- Born: April 18, 1919 New York City, U.S.
- Died: April 2, 2004 (aged 84) New York City, U.S.
- Occupations: ballet master, choreographer
- Spouse: Hélène Sadowska
- Children: Anne (stepdaughter)

= John Taras =

John Taras (April 18, 1919 - April 2, 2004) was an American ballet master, repetiteur, and choreographer.

== Early life and education ==
Born on the Lower East Side of New York City to Ukrainian parents, he was sent at age 16 to study ballet with Michel Fokine, Anatole Vilzak, Pierre Vladimiroff and Ludmila Shollar, and later to the School of American Ballet.

== Career ==
He first appeared professionally with Opera on Tour for which Fokine arranged dance.

He performed at the 1939 New York World's Fair with Ballet Caravan at the Ford Pavilion and joined Catherine Littlefield's Philadelphia Ballet for a 1941 tour of the southern states, and in 1942 was in the Broadway revival of J. M. Barrie's A Kiss for Cinderella. He then toured South America with American Ballet Caravan.

Taras joined Ballet Theatre in 1942 and rose to soloist. He rehearsed the ballets of Lichine, DeMille, Nijinska, Balanchine and Tudor, and in 1946 choreographed his first ballet, Graziana.

He danced the 1947 season with the Markova-Dolin Company at the Chicago Civic Opera and produced Camille for de Basil's Original Ballet Russe with Alicia Markova and Anton Dolin as the leads. Taras was principal dancer in de Basil's company and regisseur for their Covent Garden and Paris seasons. He produced The Minotaur for Ballet Society that year. In 1949 he choreographed for the experimental Ballets des Champs-Élysées.

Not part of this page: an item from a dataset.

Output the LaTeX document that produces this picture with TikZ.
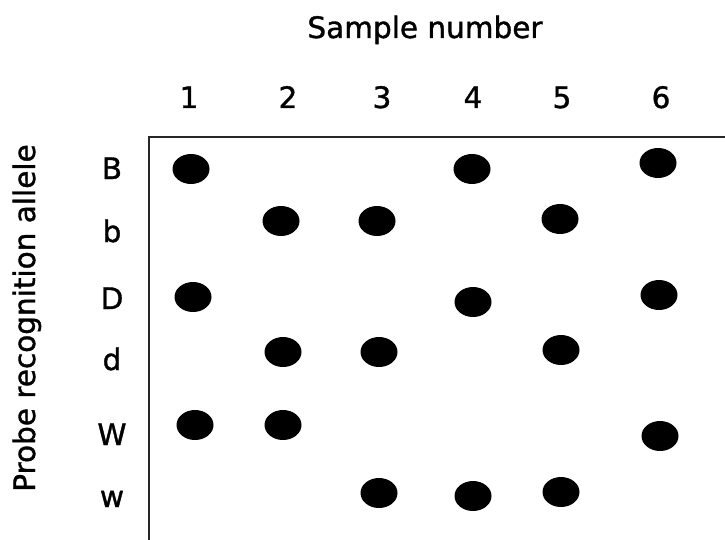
\documentclass[tikz,border=0pt]{standalone}
\usepackage{fontspec}
\setmainfont{DejaVu Sans}[FakeBold=1.2]
\usepackage{tikz}
\usetikzlibrary{shapes.geometric, positioning}

\begin{document}
\begin{tikzpicture}[
  x=1pt, y=-1pt,
  every node/.style={font=\fontsize{29.5}{34}\selectfont},
  lab/.style={anchor=base, inner sep=0pt},
  spot/.style={ellipse, fill=black, minimum width=37pt, minimum height=30pt, inner sep=0pt}
]
  \useasboundingbox (0,0) rectangle (725,540);

  % Axis titles
  \node[lab] (title) at (425,38) {Sample number};
  \node[lab, rotate=90] (ytitle) at (35,318) {Probe recognition allele};

  % Frame
  \draw[line width=2pt, black!85] (149,540) -- (149,137) -- (725,137);

  % Sample numbers
  \node[lab] (n1) at (189,108) {1};
  \node[lab] (n2) at (288,108) {2};
  \node[lab] (n3) at (382,108) {3};
  \node[lab] (n4) at (473,108) {4};
  \node[lab] (n5) at (562,108) {5};
  \node[lab] (n6) at (661,108) {6};

  % Alleles
  \node[lab] (aB) at (112,179) {B};
  \node[lab] (ab) at (112,242) {b};
  \node[lab] (aD) at (112,309) {D};
  \node[lab] (ad) at (112,370) {d};
  \node[lab] (aW) at (112,445) {W};
  \node[lab] (aw) at (112,507) {w};

  % Hybridisation spots
  \node[spot] (B1) at (191,169) {};
  \node[spot] (B4) at (472,169) {};
  \node[spot] (B6) at (658,163) {};

  \node[spot] (b2) at (281,221) {};
  \node[spot] (b3) at (377,221) {};
  \node[spot] (b5) at (560,219) {};

  \node[spot] (D1) at (193,297) {};
  \node[spot] (D4) at (473,302) {};
  \node[spot] (D6) at (659,295) {};

  \node[spot] (d2) at (283,352) {};
  \node[spot] (d3) at (379,352) {};
  \node[spot] (d5) at (561,350) {};

  \node[spot] (W1) at (195,425) {};
  \node[spot] (W2) at (283,425) {};
  \node[spot] (W6) at (660,436) {};

  \node[spot] (w3) at (379,493) {};
  \node[spot] (w4) at (473,496) {};
  \node[spot] (w5) at (561,492) {};
\end{tikzpicture}
\end{document}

Taras staged the Spring Symphony for the San Francisco Ballet and Designs with Strings to music of Tchaikovsky for the Metropolitan Ballet in Edinburgh in 1948, from which time until 1959 he was choreographer and balletmaster for the Grand Ballet du Marquis de Cuevas. Among the ballets he made for that company was Piège de Lumière from 1952 (which he restaged for New York City Ballet in 1964). He choreographed Fanfare for a Prince as a pièce d'occasion at the Monte-Carlo Opera for the 1956 marriage of Prince Rainier and Grace Kelly.

Balanchine invited Taras to stage La Sonnambula at New York City Ballet in 1959, where served as choreographer and ballet master until 1984; among his works for City Ballet are Ebony Concerto, Concerto for Piano and Winds, Scenes de Ballet, Song of the Nightingale and Persephone for the Stravinsky festivals; Daphnis and Chloe for the 1975 Ravel festival and Souvenir de Florence for the 1981 Tchaikovsky festival. His 1963 Stravinsky ballet, Arcade was Suzanne Farrell's first featured role, as the young girl whose budding romance with Arthur Mitchell is destroyed by a group of chaperones.

He was balletmaster of the Paris Opera Ballet 1969 to 1970, artistic director of West Berlin's Staatsballet Berlin from 1970 to 1972, staged Le Sacre du Printemps at La Scala in Milan for Natalia Makarova, and Sir Frederick Ashton's Illuminations for the Joffrey Ballet and the Royal Ballet, Covent Garden.

Taras staged his own version of The Firebird for Dance Theatre of Harlem, which was seen on PBS's live show Kennedy Center Tonight. The original cast of the ballet starred Lorraine Graves as the princess, Donald Williams as the prince, and Stephanie Dabney whose performances as the eponymous character rocketed her to stardom. Additionally Taras has staged and rehearsed Balanchine's ballets for major companies, including the premiere of the Bolshoi Ballet in a Balanchine work as part of their centenary celebration of Serge Prokofiev. Mikhail Baryshnikov asked him in 1984 to join American Ballet Theatre as associate director. During his tenure at ABT, he served as ballet master and choreographer for the company. In the wake of Baryshnikov's departure from the company, Taras resigned as well.

He died on April 2, 2004. He is survived by his wife, Hélène Sadowska, and his stepdaughter, Anne.

== Bibliography ==
- George Balanchine: Ballet Master by Richard Buckle and John Taras, Random House, New York, 1988.